There are a lot of small hardware stores in Deira, just behind HSBC (Nasr Square). They sell virtually any tool that exist. But if you like me and do not want to bother with going shop in and out... get it via Amazon, and ship it in via Aramex shop and ship


----------



## LuckyPete (Aug 4, 2013)

vantage said:


> Have you been to DragonMart?
> Might find something there....


I did couldn't find it there. I guess I have to find a specialized retailer.... which I did not yet


----------



## LuckyPete (Aug 4, 2013)

Budw said:


> There are a lot of small hardware stores in Deira, just behind HSBC (Nasr Square). They sell virtually any tool that exist. But if you like me and do not want to bother with going shop in and out... get it via Amazon, and ship it in via Aramex shop and ship


Thanks for mentioning, i think the area is called Naif. I will give it a try.
Shipping with Aramex/dhl from the states is too expensive... tried it before, will not unless really desperate.


----------



## travertine (Aug 10, 2010)

Hi. These seem like specialist tools to me and I've not seen them here despite going to quite a lot of hardware stores. You might like to try Speedex that is a tool supplier. I just checked their online catalogue which lists planes and clamps but not of the type you are seeking. However, it may still be worth checking with them - maybe the catalogue is not complete, maybe they can recommend a supplier. They have several stores in Dubai including a superstore in Al Quoz. Good luck!


----------



## LuckyPete (Aug 4, 2013)

travertine said:


> Hi. These seem like specialist tools to me and I've not seen them here despite going to quite a lot of hardware stores. You might like to try Speedex that is a tool supplier. I just checked their online catalogue which lists planes and clamps but not of the type you are seeking. However, it may still be worth checking with them - maybe the catalogue is not complete, maybe they can recommend a supplier. They have several stores in Dubai including a superstore in Al Quoz. Good luck!

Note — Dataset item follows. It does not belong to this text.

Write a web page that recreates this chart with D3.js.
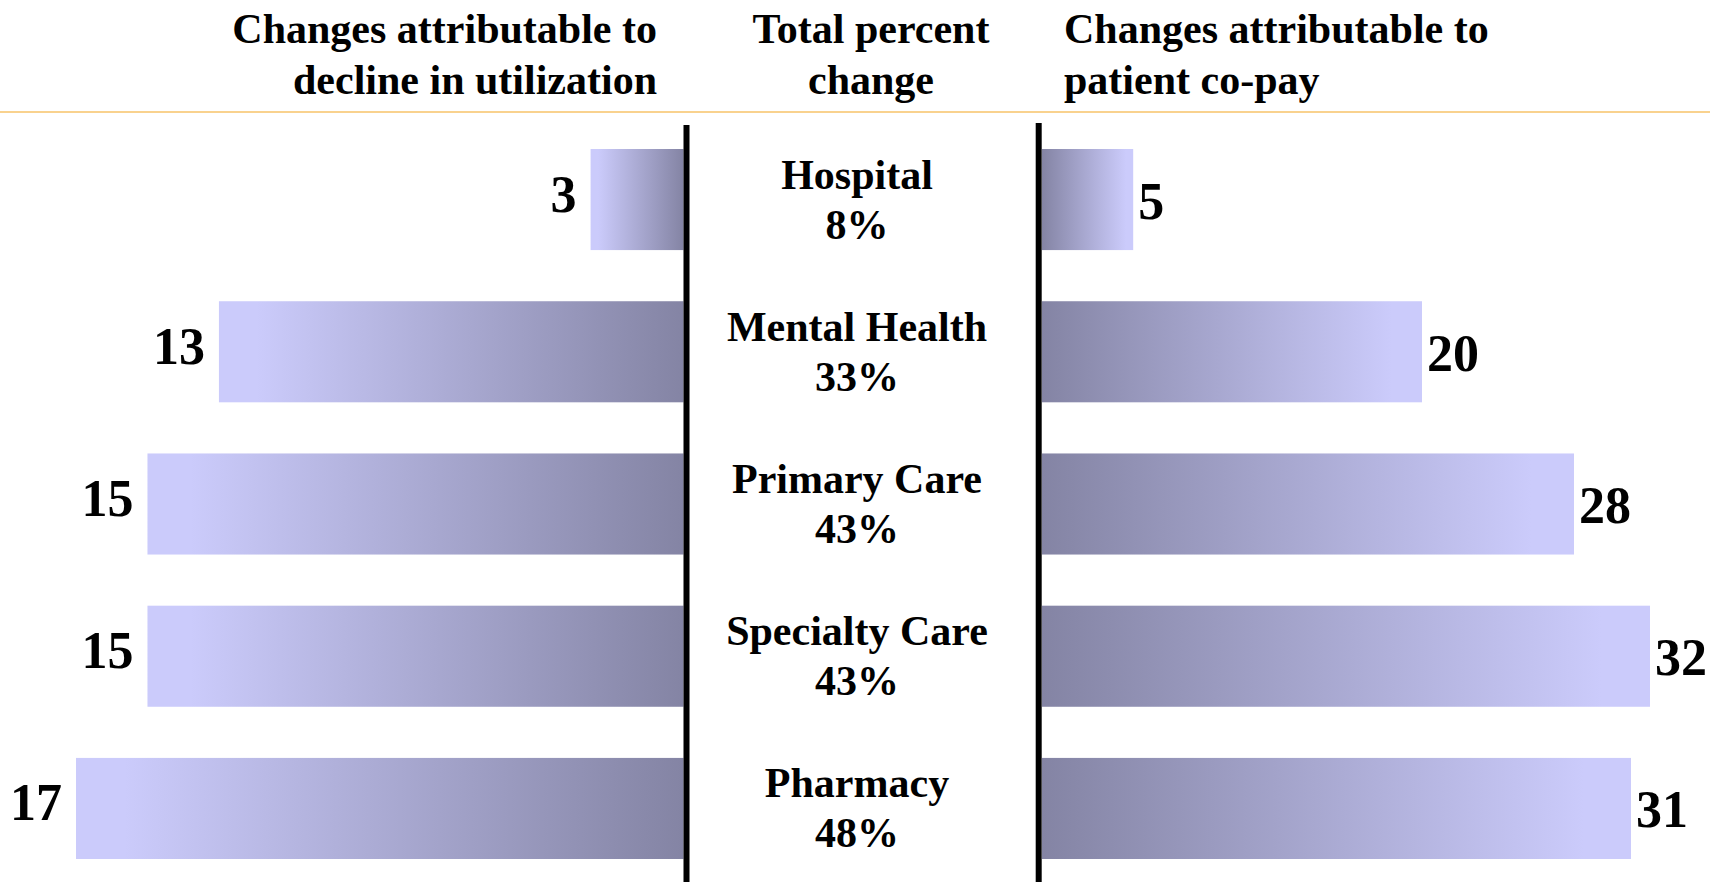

I was in Al quoz today, lost my way as usual and came across Speedex by complete luck. I bought a marking gauge (I was looking so long for one) and the blade sharpening system. In fact they are the best hardware store I came across here, they have a decent variety of items with fair prices too.
Unfortunately, they don't have the items m looking for and will not have it in the future.
I think I should try Naif in Deira next week.


----------



## Budw (Oct 14, 2013)

LuckyPete said:


> Shipping with Aramex/dhl from the states is too expensive... tried it before, will not unless really desperate.


I use shop and ship from Aramex regulary, and found that ordering items in the US often to be cheaper than Dubai. Dubai prices are often very expensive to start with, and many products are not available. Best example I have is the gallaway golf clubs i bought for my wife with amazon for 4300aed including aramex shipping. In Dubai the same set was 7900aed....


----------



## LuckyPete (Aug 4, 2013)

Budw said:


> I use shop and ship from Aramex regulary, and found that ordering items in the US often to be cheaper than Dubai. Dubai prices are often very expensive to start with, and many products are not available. Best example I have is the gallaway golf clubs i bought for my wife with amazon for 4300aed including aramex shipping. In Dubai the same set was 7900aed....


In fact I did not try Aramex service, i tried Borderlinx, it was really expensive. I will check their fees. Thanks Budw


----------